To turn what would otherwise just be an ordinary complaint or grievance from a minority group that they're hearing views that they dislike and elevating and transforming it into something much graver, an insistence that there is no real unique or genuine minority group that's endangered victim group other than American Jews, and it comes from criticizing Israel.
It's very pernicious and very sinister.
When you consider the ends to which all of this has been wielded, and that's the reason why I think it's so important to continue to be vigilant about watching it, about documenting it, about deconstructing it, about understanding how it functions.
And I don't recall anything that quite has unmasked it as effectively as this judicial decision that finally, openly, courageously mocks these claims of victimhood and describes them as nothing more than what they are, which is a demand.

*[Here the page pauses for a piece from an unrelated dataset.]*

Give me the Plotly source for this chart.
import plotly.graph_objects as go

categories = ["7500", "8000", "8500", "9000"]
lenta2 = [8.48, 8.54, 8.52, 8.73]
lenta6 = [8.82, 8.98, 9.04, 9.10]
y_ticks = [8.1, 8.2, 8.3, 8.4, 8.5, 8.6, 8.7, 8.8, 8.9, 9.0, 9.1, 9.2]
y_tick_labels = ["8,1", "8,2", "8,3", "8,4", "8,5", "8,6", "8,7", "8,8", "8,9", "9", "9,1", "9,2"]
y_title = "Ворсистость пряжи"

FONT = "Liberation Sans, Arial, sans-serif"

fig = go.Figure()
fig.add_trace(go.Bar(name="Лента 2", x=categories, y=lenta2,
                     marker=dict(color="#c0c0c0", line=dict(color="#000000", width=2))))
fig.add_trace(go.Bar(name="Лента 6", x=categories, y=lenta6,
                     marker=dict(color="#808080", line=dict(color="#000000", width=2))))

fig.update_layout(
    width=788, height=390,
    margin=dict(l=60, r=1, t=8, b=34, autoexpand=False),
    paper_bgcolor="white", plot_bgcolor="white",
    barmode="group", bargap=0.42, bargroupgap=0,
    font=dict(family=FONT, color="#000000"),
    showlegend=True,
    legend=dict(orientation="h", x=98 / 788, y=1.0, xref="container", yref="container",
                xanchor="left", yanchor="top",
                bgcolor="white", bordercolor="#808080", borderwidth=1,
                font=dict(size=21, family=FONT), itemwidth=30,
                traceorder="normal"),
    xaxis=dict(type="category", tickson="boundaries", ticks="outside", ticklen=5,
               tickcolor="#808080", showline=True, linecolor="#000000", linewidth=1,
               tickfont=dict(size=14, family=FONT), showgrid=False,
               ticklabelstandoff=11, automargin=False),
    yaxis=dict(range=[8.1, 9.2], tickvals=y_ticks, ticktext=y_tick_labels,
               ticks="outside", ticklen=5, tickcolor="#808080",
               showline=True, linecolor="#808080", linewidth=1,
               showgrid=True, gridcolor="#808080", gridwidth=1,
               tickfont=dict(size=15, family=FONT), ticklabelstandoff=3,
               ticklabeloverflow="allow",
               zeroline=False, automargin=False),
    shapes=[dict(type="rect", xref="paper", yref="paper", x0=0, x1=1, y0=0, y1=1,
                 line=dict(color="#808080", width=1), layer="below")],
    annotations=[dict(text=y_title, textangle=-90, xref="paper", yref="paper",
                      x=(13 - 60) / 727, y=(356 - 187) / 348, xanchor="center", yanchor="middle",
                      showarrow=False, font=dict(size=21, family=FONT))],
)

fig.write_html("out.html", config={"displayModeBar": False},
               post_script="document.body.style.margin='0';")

That everybody else suppressed criticism of a foreign government because there's one minority group in the United States that doesn't want that foreign country to be criticized.

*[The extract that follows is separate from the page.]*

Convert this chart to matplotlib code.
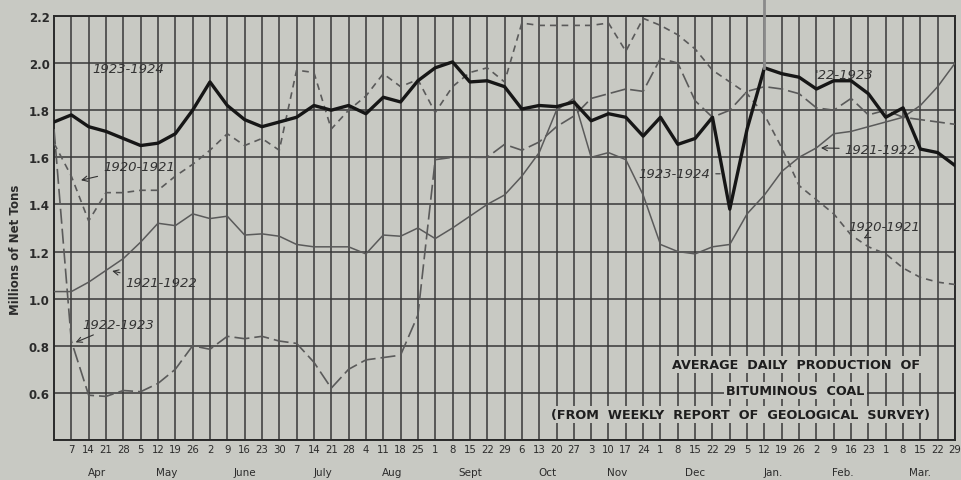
import matplotlib
matplotlib.use("Agg")
import matplotlib.pyplot as plt
import matplotlib.transforms as mtransforms
import numpy as np

# week-ending days, Apr 7 .. Mar 29 (first data point is the week before Apr 7)
day_labels = [7, 14, 21, 28, 5, 12, 19, 26, 2, 9, 16, 23, 30, 7, 14, 21, 28,
              4, 11, 18, 25, 1, 8, 15, 22, 29, 6, 13, 20, 27, 3, 10, 17, 24,
              1, 8, 15, 22, 29, 5, 12, 19, 26, 2, 9, 16, 23, 1, 8, 15, 22, 29]
months = ["Apr", "May", "June", "July", "Aug", "Sept", "Oct", "Nov", "Dec",
          "Jan.", "Feb.", "Mar."]
weeks_in_month = [4, 4, 5, 4, 4, 5, 4, 4, 5, 4, 4, 5]

y_ticks = [0.4, 0.6, 0.8, 1.0, 1.2, 1.4, 1.6, 1.8, 2.0, 2.2]
y_ticklabels = ["", "0.6", "0.8", "1.0", "1.2", "1.4", "1.6", "1.8", "2.0", "2.2"]

# millions of net tons per day
prod_1923_24 = [1.75, 1.78, 1.73, 1.71, 1.68, 1.65, 1.66, 1.70, 1.80, 1.92, 1.82,
                1.76, 1.73, 1.75, 1.77, 1.82, 1.80, 1.82, 1.785, 1.855, 1.835,
                1.925, 1.98, 2.005, 1.92, 1.925, 1.90, 1.805, 1.82, 1.815, 1.835,
                1.755, 1.785, 1.77, 1.69, 1.77, 1.655, 1.68, 1.77, 1.38, 1.72,
                1.98, 1.955, 1.94, 1.89, 1.925, 1.925, 1.87, 1.77, 1.81, 1.635,
                1.62, 1.565]
prod_1920_21 = [1.66, 1.52, 1.33, 1.45, 1.45, 1.46, 1.46, 1.52, 1.57, 1.63, 1.70,
                1.65, 1.68, 1.63, 1.97, 1.96, 1.72, 1.80, 1.86, 1.955, 1.90,
                1.93, 1.79, 1.90, 1.96, 1.98, 1.92, 2.17, 2.16, 2.16, 2.16, 2.16,
                2.17, 2.05, 2.19, 2.16, 2.12, 2.06, 1.97, 1.92, 1.87, 1.78, 1.64,
                1.48, 1.42, 1.36, 1.27, 1.22, 1.19, 1.13, 1.09, 1.07, 1.06]
prod_1921_22 = [1.03, 1.03, 1.07, 1.12, 1.17, 1.24, 1.32, 1.31, 1.36, 1.34, 1.35,
                1.27, 1.275, 1.265, 1.23, 1.22, 1.22, 1.22, 1.19, 1.27, 1.265,
                1.30, 1.255, 1.30, 1.35, 1.40, 1.44, 1.52, 1.62, 1.80, 1.85,
                1.60, 1.62, 1.59, 1.44, 1.23, 1.20, 1.19, 1.22, 1.23, 1.36, 1.44,
                1.54, 1.60, 1.64, 1.70, 1.71, 1.73, 1.75, 1.77, 1.82, 1.90, 2.00]
prod_1922_23 = [1.72, 0.82, 0.59, 0.585, 0.61, 0.605, 0.64, 0.70, 0.80, 0.785,
                0.84, 0.83, 0.84, 0.82, 0.81, 0.73, 0.62, 0.70, 0.74, 0.75, 0.76,
                0.93, 1.59, 1.60, 1.60, 1.60, 1.655, 1.63, 1.665, 1.73, 1.775,
                1.85, 1.87, 1.89, 1.88, 2.02, 2.00, 1.84, 1.77, 1.80, 1.88, 1.90,
                1.89, 1.87, 1.81, 1.80, 1.85, 1.78, 1.80, 1.77, 1.76, 1.75, 1.74]

bg = "#c8c9c3"
ink = "#2b2b2b"
pencil = "#5a5a5a"

x = np.arange(-1, len(day_labels))
weeks = np.arange(len(day_labels))

fig = plt.figure(figsize=(9.61, 4.81), dpi=100, facecolor=bg)
ax = fig.add_axes([0.0562, 0.0832, 0.9376, 0.8815])
ax.set_facecolor(bg)

ax.set_xlim(-1, 51)
ax.set_ylim(0.4, 2.2)
ax.set_xticks(weeks)
ax.set_xticklabels([str(d) for d in day_labels], fontsize=7.3, color=ink)
ax.set_yticks(y_ticks)
ax.set_yticklabels(y_ticklabels, fontsize=8.5, fontweight="bold", color=ink)
ax.tick_params(length=0, pad=3)
ax.grid(True, color="#383838", linewidth=1.1)
ax.set_axisbelow(True)
for s in ax.spines.values():
    s.set_color("#2a2a2a")
    s.set_linewidth(1.4)

# month names under the week numbers
trans = mtransforms.blended_transform_factory(ax.transData, ax.transAxes)
start = 0
for name, n in zip(months, weeks_in_month):
    ax.text(np.mean(weeks[start:start + n]), -0.075, name, transform=trans,
            ha="center", va="center", fontsize=7.5, color=ink)
    start += n

fig.text(0.016, 0.48, "Millions of Net Tons", rotation=90, ha="center",
         va="center", fontsize=8.5, fontweight="bold", color=ink)

ax.plot(x, prod_1920_21, color=pencil, lw=1.2, dashes=(4, 3), zorder=3)
ax.plot(x, prod_1922_23, color=pencil, lw=1.2, dashes=(9, 3), zorder=3)
ax.plot(x, prod_1921_22, color=pencil, lw=1.1, zorder=3)
ax.plot(x, prod_1923_24, color="#161616", lw=2.4, zorder=4)
ax.plot([40, 40], [1.98, 2.27], color="#8a8a8a", lw=2, clip_on=False, zorder=4)

lab = dict(fontsize=9.5, style="italic", color="#333333", zorder=5)
arr = dict(arrowstyle="->", color="#333333", lw=0.8)
ax.text(3.3, 1.975, "1923-1924", ha="center", va="center", **lab)
ax.annotate("1920-1921", xy=(0.4, 1.50), xytext=(3.9, 1.56), ha="center",
            va="center", arrowprops=arr, **lab)
ax.annotate("1921-1922", xy=(2.2, 1.12), xytext=(5.2, 1.07), ha="center",
            va="center", arrowprops=arr, **lab)
ax.annotate("1922-1923", xy=(0.1, 0.81), xytext=(2.7, 0.89), ha="center",
            va="center", arrowprops=arr, **lab)
ax.annotate("1923-1924", xy=(37.6, 1.53), xytext=(34.8, 1.53), ha="center",
            va="center", arrowprops=dict(arrowstyle="-", color="#333333", lw=0.8),
            **lab)
ax.text(44.6, 1.95, "'22-1923", ha="center", va="center", **lab)
ax.annotate("1921-1922", xy=(43.1, 1.64), xytext=(46.7, 1.635), ha="center",
            va="center", arrowprops=arr, **lab)
ax.annotate("1920-1921", xy=(45.6, 1.25), xytext=(46.9, 1.305), ha="center",
            va="center", arrowprops=arr, **lab)

box = dict(facecolor=bg, edgecolor="none", pad=1.5)
title = dict(fontsize=9.2, fontweight="bold", color="#1e1e1e", ha="center",
             va="center", bbox=box, zorder=6)
ax.text(41.8, 0.72, "AVERAGE  DAILY  PRODUCTION  OF", **title)
ax.text(41.8, 0.61, "BITUMINOUS  COAL", **title)
ax.text(38.6, 0.51, "(FROM  WEEKLY  REPORT  OF  GEOLOGICAL  SURVEY)", **title)

fig.savefig("out.png", dpi=100, facecolor=bg)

And so much of our politics have been driven by this over the past 18 months.
And it seems like at some point it would tire itself out.
We would get to the point where people realize it and become angry about it.
But in reality, it's picking up steam all the time and becoming stronger and stronger.
It's like a snowball rolling downhill, gathering momentum and strength.
And whatever it is that can be instrumentalized to demonstrate what it really is, to try and put a halt to it, I think is very worth using.
And I think this lawsuit, I think that Dave Portnoy kind of self-embarrassment, I didn't even bother to answer his tweet because so many people understood exactly what he was doing and saying, and there was no need to answer him.
So many people understood what he was doing.
I think all of these are important signs that, Finally, people are realizing what has been going on in this country for 18 months based on this whole fraudulent scam.
All right, so that concludes our show for this evening.